Su abuelo abusó de ella durante 11 años, desde los 6 y hasta los 17. Aún hoy, con 44 años, no puede oír dos expresiones: «tú te lo pierdes» y «después de esto vas a dormir mejor». Quiere, con su historia, que la gente sepa que los abusos sexuales en la infancia existen, que no son una cifra insignificante y que, normalmente, no se denuncia porque el abusador es, casi siempre, un familiar.

Todo empezó, como suele ocurrir, fuera de casa. «Cuando tenía 6 años mis padres me mandaron, junto a mi hermano, a pasar el verano a casa de mis abuelos». Nunca olvidará cómo su abuela le dijo que debía dormir cada día la siesta con su abuelo. «Al principio sólo eran tocamientos, me acariciaba, se masturbaba». Su abuelo, que entonces tenía 60 años, era profesor de la Universidad de Granada. «Él sabía cómo hacerme sentir especial. Me decía que me quería mucho, que era su nieta favorita». Su abuela lo sabía e incluso los vio. De hecho, cuando ella confesó los abusos en la adultez, la mujer le recriminó lo que había hecho «con su marido». Nuria relata que la relación llegó a ser parecida a la de una pareja consolidada.

Pasó todos los veranos de su infancia y de su adolescencia bajo el yugo de los abusos sexuales. Pronto fueron a más y antes de cumplir los diez años ya sabía lo que era una película porno y, lo peor, hacer lo que salía en esos filmes.

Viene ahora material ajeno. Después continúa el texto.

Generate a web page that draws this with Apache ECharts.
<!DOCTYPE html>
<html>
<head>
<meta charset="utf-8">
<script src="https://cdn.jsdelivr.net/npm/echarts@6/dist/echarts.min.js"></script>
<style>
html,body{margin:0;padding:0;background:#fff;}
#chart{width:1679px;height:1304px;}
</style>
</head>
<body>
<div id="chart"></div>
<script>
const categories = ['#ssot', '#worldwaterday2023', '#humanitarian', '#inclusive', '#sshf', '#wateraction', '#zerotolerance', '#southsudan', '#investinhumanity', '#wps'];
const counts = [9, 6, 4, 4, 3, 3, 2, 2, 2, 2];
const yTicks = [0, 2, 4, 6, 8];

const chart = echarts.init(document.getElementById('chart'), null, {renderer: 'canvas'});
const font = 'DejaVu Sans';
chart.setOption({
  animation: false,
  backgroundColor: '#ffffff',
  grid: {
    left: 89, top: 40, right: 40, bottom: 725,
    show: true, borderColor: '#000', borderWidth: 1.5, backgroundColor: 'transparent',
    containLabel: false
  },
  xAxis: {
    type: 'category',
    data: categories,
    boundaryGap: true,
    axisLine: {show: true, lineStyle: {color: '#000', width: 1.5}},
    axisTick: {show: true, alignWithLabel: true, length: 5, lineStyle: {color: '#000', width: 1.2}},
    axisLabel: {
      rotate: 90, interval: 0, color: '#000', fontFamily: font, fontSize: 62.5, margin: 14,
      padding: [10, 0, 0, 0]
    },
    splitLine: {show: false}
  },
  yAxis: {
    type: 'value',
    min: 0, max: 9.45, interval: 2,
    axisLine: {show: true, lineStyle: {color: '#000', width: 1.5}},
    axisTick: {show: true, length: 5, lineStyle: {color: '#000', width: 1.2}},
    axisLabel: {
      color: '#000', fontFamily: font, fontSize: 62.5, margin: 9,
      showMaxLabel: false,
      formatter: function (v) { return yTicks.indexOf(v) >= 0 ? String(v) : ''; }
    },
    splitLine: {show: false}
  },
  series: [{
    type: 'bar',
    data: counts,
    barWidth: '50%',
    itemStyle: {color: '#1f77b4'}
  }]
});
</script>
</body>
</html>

Su abusador le transmitió un herpes genital. Le hizo desgarros anales y le obligó a hacerle felaciones en el cine. Un día, con diez años, cuando el hombre había ido a más y ella se sentía absolutamente forzada, le dijo que lo iba a contar. «¿Ahora lo vas a contar? No te van a creer, eres una niña y yo mayor». En ese momento comprendió que tenía todas las de perder y le hizo sentir que ella era la culpable. «Al principio, antes de hacerme daño, mi cuerpo reaccionaba ante algunas caricias con satisfacción, no me imaginaba que era algo malo», cuenta, mientras reconoce que hasta hace pocos años no fue capaz de admitir que le gustaba.

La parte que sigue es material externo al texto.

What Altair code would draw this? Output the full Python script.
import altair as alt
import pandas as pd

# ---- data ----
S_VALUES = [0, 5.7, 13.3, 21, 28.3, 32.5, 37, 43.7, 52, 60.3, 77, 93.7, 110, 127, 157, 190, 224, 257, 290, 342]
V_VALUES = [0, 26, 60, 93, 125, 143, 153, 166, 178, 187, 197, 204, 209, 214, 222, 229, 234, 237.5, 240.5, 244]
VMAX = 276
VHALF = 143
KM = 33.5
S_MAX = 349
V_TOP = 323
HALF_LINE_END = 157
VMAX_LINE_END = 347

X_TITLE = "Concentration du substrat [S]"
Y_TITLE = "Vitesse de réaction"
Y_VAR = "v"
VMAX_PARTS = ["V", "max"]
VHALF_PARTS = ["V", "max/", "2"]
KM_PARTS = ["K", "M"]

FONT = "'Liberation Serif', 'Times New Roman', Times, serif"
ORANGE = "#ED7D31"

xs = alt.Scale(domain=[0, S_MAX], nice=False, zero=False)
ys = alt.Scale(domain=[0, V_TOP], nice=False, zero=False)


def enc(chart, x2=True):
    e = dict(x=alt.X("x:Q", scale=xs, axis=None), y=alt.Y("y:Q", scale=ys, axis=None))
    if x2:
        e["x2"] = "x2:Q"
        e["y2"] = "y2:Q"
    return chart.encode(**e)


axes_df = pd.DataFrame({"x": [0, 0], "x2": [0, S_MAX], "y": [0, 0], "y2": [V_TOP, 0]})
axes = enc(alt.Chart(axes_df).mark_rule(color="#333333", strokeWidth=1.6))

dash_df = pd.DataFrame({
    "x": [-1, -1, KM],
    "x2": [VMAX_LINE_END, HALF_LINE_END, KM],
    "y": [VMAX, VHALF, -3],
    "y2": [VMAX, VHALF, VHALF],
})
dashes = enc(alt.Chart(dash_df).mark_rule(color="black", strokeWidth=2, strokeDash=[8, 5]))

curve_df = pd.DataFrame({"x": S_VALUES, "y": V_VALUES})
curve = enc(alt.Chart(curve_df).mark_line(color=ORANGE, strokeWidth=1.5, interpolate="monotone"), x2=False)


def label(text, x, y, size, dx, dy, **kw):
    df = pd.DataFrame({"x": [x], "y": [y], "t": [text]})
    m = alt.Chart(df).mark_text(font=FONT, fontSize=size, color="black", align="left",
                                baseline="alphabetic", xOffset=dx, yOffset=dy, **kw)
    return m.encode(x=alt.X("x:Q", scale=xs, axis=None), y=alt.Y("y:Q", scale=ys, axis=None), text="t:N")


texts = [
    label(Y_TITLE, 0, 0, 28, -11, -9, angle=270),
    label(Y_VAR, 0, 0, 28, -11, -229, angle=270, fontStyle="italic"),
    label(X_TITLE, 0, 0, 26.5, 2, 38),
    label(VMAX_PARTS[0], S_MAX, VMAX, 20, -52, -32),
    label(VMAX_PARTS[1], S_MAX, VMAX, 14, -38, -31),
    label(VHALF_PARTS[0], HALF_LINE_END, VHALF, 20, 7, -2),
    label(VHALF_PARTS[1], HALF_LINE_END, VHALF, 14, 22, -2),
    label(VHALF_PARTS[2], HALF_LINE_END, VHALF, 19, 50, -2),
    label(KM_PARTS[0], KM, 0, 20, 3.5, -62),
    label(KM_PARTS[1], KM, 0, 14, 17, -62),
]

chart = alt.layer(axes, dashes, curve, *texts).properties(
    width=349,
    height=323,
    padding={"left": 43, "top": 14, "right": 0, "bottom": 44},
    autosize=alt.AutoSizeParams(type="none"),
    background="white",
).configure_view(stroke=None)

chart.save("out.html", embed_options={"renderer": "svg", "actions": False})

Los abusos sexuales iban a más y Nuria creía que no podía hacer nada por evitarlo. Para abstraerse de tan complicada situación, su subconsciente creó a dos amigas imaginarias con las que jugaba en su mente. Hoy padece un trastorno disociativo de identidad, de personalidad múltiple, para el que necesita medicación y visitas al psiquiatra.

Un día, después de las vejaciones más inverosímiles y tras once años de abusos, Nuria le pegó una paliza cuando la tocó con disimulo en presencia de su familia. «Le dije: esta es la última vez que me tocas, a la próxima te juro que te mato». Nunca más lo hizo. Tiempo después, pocos días antes de morir, le visitó en el hospital junto a su entonces novio -ahora marido y padre de sus hijos-. «Le dije que me pidiera perdón, pero negó con la cabeza». Murió, y con él la historia de sus abusos. Pero ella quedó marcada para siempre. «Qué hijo de puta. Me quitó mi infancia y también la de mis hijos».